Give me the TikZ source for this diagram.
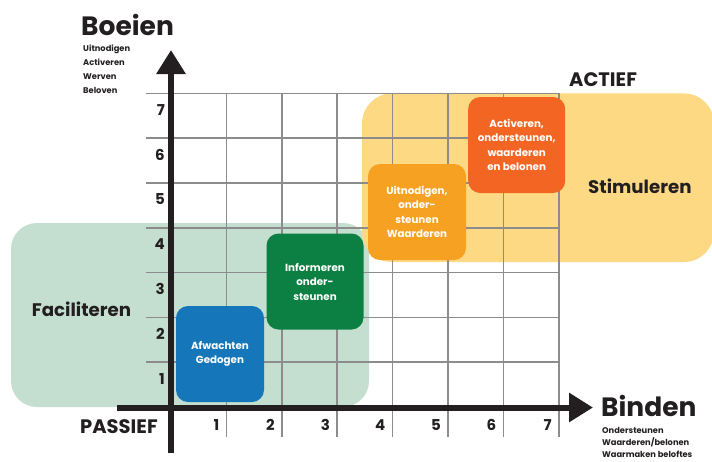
\documentclass[tikz,border=0pt]{standalone}
\usepackage{fontspec}
\setmainfont{Poppins}
\usepackage{tikz}
\usetikzlibrary{arrows.meta}

\definecolor{ink}{HTML}{231F20}
\definecolor{gridgray}{HTML}{8C8C8C}
\definecolor{faciel}{HTML}{C4DFCF}
\definecolor{stimul}{HTML}{FDD984}
\definecolor{boxblue}{HTML}{1577B9}
\definecolor{boxgreen}{HTML}{0C8042}
\definecolor{boxorange}{HTML}{F7A123}
\definecolor{boxred}{HTML}{F26522}

\tikzset{
    x=1pt,
    y=-1pt,
    gridline/.style = {
        draw=gridgray,
        line width=1.5pt
    },
    axis/.style = {
        draw=ink,
        line width=6pt,
        -{Triangle[length=24pt,width=28pt]}
    },
    block/.style = {
        shape=rectangle,
        rounded corners=12pt,
        minimum height=96pt,
        minimum width=97pt,
        inner sep=2pt,
        text=white,
        align=center,
        font=\bfseries\fontsize{10.3}{14.5}\selectfont
    },
    title/.style = {
        anchor=base west,
        inner sep=0pt,
        text=ink,
        font=\bfseries\fontsize{26.5}{30}\selectfont
    },
    sub/.style = {
        anchor=base west,
        inner sep=0pt,
        text=ink,
        font=\bfseries\fontsize{8.3}{10}\selectfont
    },
    label/.style = {
        anchor=base west,
        inner sep=0pt,
        text=ink,
        font=\bfseries\fontsize{18.2}{20}\selectfont
    },
    caps/.style = {
        label,
        font=\bfseries\fontsize{19.5}{22}\selectfont
    },
    tick/.style = {
        anchor=base east,
        inner sep=0pt,
        text=ink,
        font=\bfseries\fontsize{15}{18}\selectfont
    },
}

\begin{document}
\begin{tikzpicture}
                \useasboundingbox (0,0) rectangle (712,461);

                % areas
                \path[fill=faciel, rounded corners=26pt] (11,223) rectangle (369,407);
                \path[fill=stimul, rounded corners=30pt] (362,93.4) rectangle (714,262);

                % grid
                \path[gridline] (226.4,93.4) -- (226.4,437);
                \path[gridline] (281.8,93.4) -- (281.8,437);
                \path[gridline] (337.2,93.4) -- (337.2,437);
                \path[gridline] (392.6,93.4) -- (392.6,437);
                \path[gridline] (448,93.4) -- (448,437);
                \path[gridline] (503.4,93.4) -- (503.4,437);
                \path[gridline] (558.8,93.4) -- (558.8,437);
                \path[gridline] (146,362.2) -- (558.8,362.2);
                \path[gridline] (146,317.4) -- (558.8,317.4);
                \path[gridline] (146,272.6) -- (558.8,272.6);
                \path[gridline] (146,227.8) -- (558.8,227.8);
                \path[gridline] (146,183) -- (558.8,183);
                \path[gridline] (146,138.2) -- (558.8,138.2);
                \path[gridline] (146,93.4) -- (558.8,93.4);

                % blocks
                \node[block, fill=boxblue, minimum width=88pt] (afw) at (220,354) {Afwachten\\Gedogen};
                \node[block, fill=boxgreen] (inf) at (315,281.5) {Informeren\\onder-\\steunen};
                \node[block, fill=boxorange, minimum width=98pt] (uit) at (417,212) {Uitnodigen,\\onder-\\steunen\\Waarderen};
                \node[block, fill=boxred] (act) at (516.7,145) {Activeren,\\ondersteunen,\\waarderen\\en belonen};

                % axes
                \coordinate (yfoot) at (171,453);
                \coordinate (ytop) at (171,50);
                \coordinate (xfoot) at (117,407.5);
                \coordinate (xtop) at (593,407.5);
                \path[axis] (yfoot) -- (ytop);
                \path[axis] (xfoot) -- (xtop);

                % ticks
                \node[tick] (y1) at (165,384) {1};
                \node[tick] (y2) at (165,339.2) {2};
                \node[tick] (y3) at (165,294.4) {3};
                \node[tick] (y4) at (165,249.6) {4};
                \node[tick] (y5) at (165,204.8) {5};
                \node[tick] (y6) at (165,160) {6};
                \node[tick] (y7) at (165,115.2) {7};
                \node[tick] (x1) at (219.4,430) {1};
                \node[tick] (x2) at (274.8,430) {2};
                \node[tick] (x3) at (330.2,430) {3};
                \node[tick] (x4) at (385.6,430) {4};
                \node[tick] (x5) at (441,430) {5};
                \node[tick] (x6) at (496.4,430) {6};
                \node[tick] (x7) at (551.8,430) {7};

                % texts
                \node[title] (boeien) at (81,35) {Boeien};
                \node[sub] (b1) at (83,51.7) {Uitnodigen};
                \node[sub] (b2) at (83,65.7) {Activeren};
                \node[sub] (b3) at (83,79.7) {Werven};
                \node[sub] (b4) at (83,93.5) {Beloven};
                \node[title] (binden) at (601,416) {Binden};
                \node[sub] (d1) at (602,433.5) {Ondersteunen};
                \node[sub] (d2) at (602,445.3) {Waarderen/belonen};
                \node[sub] (d3) at (602,457) {Waarmaken beloftes};
                \node[caps] (passief) at (80,433.3) {PASSIEF};
                \node[caps] (actief) at (569,86.7) {ACTIEF};
                \node[label] (stim) at (588,193.3) {Stimuleren};
                \node[label] (fac) at (31.7,316) {Faciliteren};
            \end{tikzpicture}
\end{document}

**Your instructions**. Copy the material shown above in full and exactly. Skip the pictures.

**Output**.
Give me the TikZ source for this diagram.
\documentclass[tikz,border=0pt]{standalone}
\usepackage{fontspec}
\setmainfont{Poppins}
\usepackage{tikz}
\usetikzlibrary{arrows.meta}

\definecolor{ink}{HTML}{231F20}
\definecolor{gridgray}{HTML}{8C8C8C}
\definecolor{faciel}{HTML}{C4DFCF}
\definecolor{stimul}{HTML}{FDD984}
\definecolor{boxblue}{HTML}{1577B9}
\definecolor{boxgreen}{HTML}{0C8042}
\definecolor{boxorange}{HTML}{F7A123}
\definecolor{boxred}{HTML}{F26522}

\tikzset{
    x=1pt,
    y=-1pt,
    gridline/.style = {
        draw=gridgray,
        line width=1.5pt
    },
    axis/.style = {
        draw=ink,
        line width=6pt,
        -{Triangle[length=24pt,width=28pt]}
    },
    block/.style = {
        shape=rectangle,
        rounded corners=12pt,
        minimum height=96pt,
        minimum width=97pt,
        inner sep=2pt,
        text=white,
        align=center,
        font=\bfseries\fontsize{10.3}{14.5}\selectfont
    },
    title/.style = {
        anchor=base west,
        inner sep=0pt,
        text=ink,
        font=\bfseries\fontsize{26.5}{30}\selectfont
    },
    sub/.style = {
        anchor=base west,
        inner sep=0pt,
        text=ink,
        font=\bfseries\fontsize{8.3}{10}\selectfont
    },
    label/.style = {
        anchor=base west,
        inner sep=0pt,
        text=ink,
        font=\bfseries\fontsize{18.2}{20}\selectfont
    },
    caps/.style = {
        label,
        font=\bfseries\fontsize{19.5}{22}\selectfont
    },
    tick/.style = {
        anchor=base east,
        inner sep=0pt,
        text=ink,
        font=\bfseries\fontsize{15}{18}\selectfont
    },
}

\begin{document}
\begin{tikzpicture}
                \useasboundingbox (0,0) rectangle (712,461);

                % areas
                \path[fill=faciel, rounded corners=26pt] (11,223) rectangle (369,407);
                \path[fill=stimul, rounded corners=30pt] (362,93.4) rectangle (714,262);

                % grid
                \path[gridline] (226.4,93.4) -- (226.4,437);
                \path[gridline] (281.8,93.4) -- (281.8,437);
                \path[gridline] (337.2,93.4) -- (337.2,437);
                \path[gridline] (392.6,93.4) -- (392.6,437);
                \path[gridline] (448,93.4) -- (448,437);
                \path[gridline] (503.4,93.4) -- (503.4,437);
                \path[gridline] (558.8,93.4) -- (558.8,437);
                \path[gridline] (146,362.2) -- (558.8,362.2);
                \path[gridline] (146,317.4) -- (558.8,317.4);
                \path[gridline] (146,272.6) -- (558.8,272.6);
                \path[gridline] (146,227.8) -- (558.8,227.8);
                \path[gridline] (146,183) -- (558.8,183);
                \path[gridline] (146,138.2) -- (558.8,138.2);
                \path[gridline] (146,93.4) -- (558.8,93.4);

                % blocks
                \node[block, fill=boxblue, minimum width=88pt] (afw) at (220,354) {Afwachten\\Gedogen};
                \node[block, fill=boxgreen] (inf) at (315,281.5) {Informeren\\onder-\\steunen};
                \node[block, fill=boxorange, minimum width=98pt] (uit) at (417,212) {Uitnodigen,\\onder-\\steunen\\Waarderen};
                \node[block, fill=boxred] (act) at (516.7,145) {Activeren,\\ondersteunen,\\waarderen\\en belonen};

                % axes
                \coordinate (yfoot) at (171,453);
                \coordinate (ytop) at (171,50);
                \coordinate (xfoot) at (117,407.5);
                \coordinate (xtop) at (593,407.5);
                \path[axis] (yfoot) -- (ytop);
                \path[axis] (xfoot) -- (xtop);

                % ticks
                \node[tick] (y1) at (165,384) {1};
                \node[tick] (y2) at (165,339.2) {2};
                \node[tick] (y3) at (165,294.4) {3};
                \node[tick] (y4) at (165,249.6) {4};
                \node[tick] (y5) at (165,204.8) {5};
                \node[tick] (y6) at (165,160) {6};
                \node[tick] (y7) at (165,115.2) {7};
                \node[tick] (x1) at (219.4,430) {1};
                \node[tick] (x2) at (274.8,430) {2};
                \node[tick] (x3) at (330.2,430) {3};
                \node[tick] (x4) at (385.6,430) {4};
                \node[tick] (x5) at (441,430) {5};
                \node[tick] (x6) at (496.4,430) {6};
                \node[tick] (x7) at (551.8,430) {7};

                % texts
                \node[title] (boeien) at (81,35) {Boeien};
                \node[sub] (b1) at (83,51.7) {Uitnodigen};
                \node[sub] (b2) at (83,65.7) {Activeren};
                \node[sub] (b3) at (83,79.7) {Werven};
                \node[sub] (b4) at (83,93.5) {Beloven};
                \node[title] (binden) at (601,416) {Binden};
                \node[sub] (d1) at (602,433.5) {Ondersteunen};
                \node[sub] (d2) at (602,445.3) {Waarderen/belonen};
                \node[sub] (d3) at (602,457) {Waarmaken beloftes};
                \node[caps] (passief) at (80,433.3) {PASSIEF};
                \node[caps] (actief) at (569,86.7) {ACTIEF};
                \node[label] (stim) at (588,193.3) {Stimuleren};
                \node[label] (fac) at (31.7,316) {Faciliteren};
            \end{tikzpicture}
\end{document}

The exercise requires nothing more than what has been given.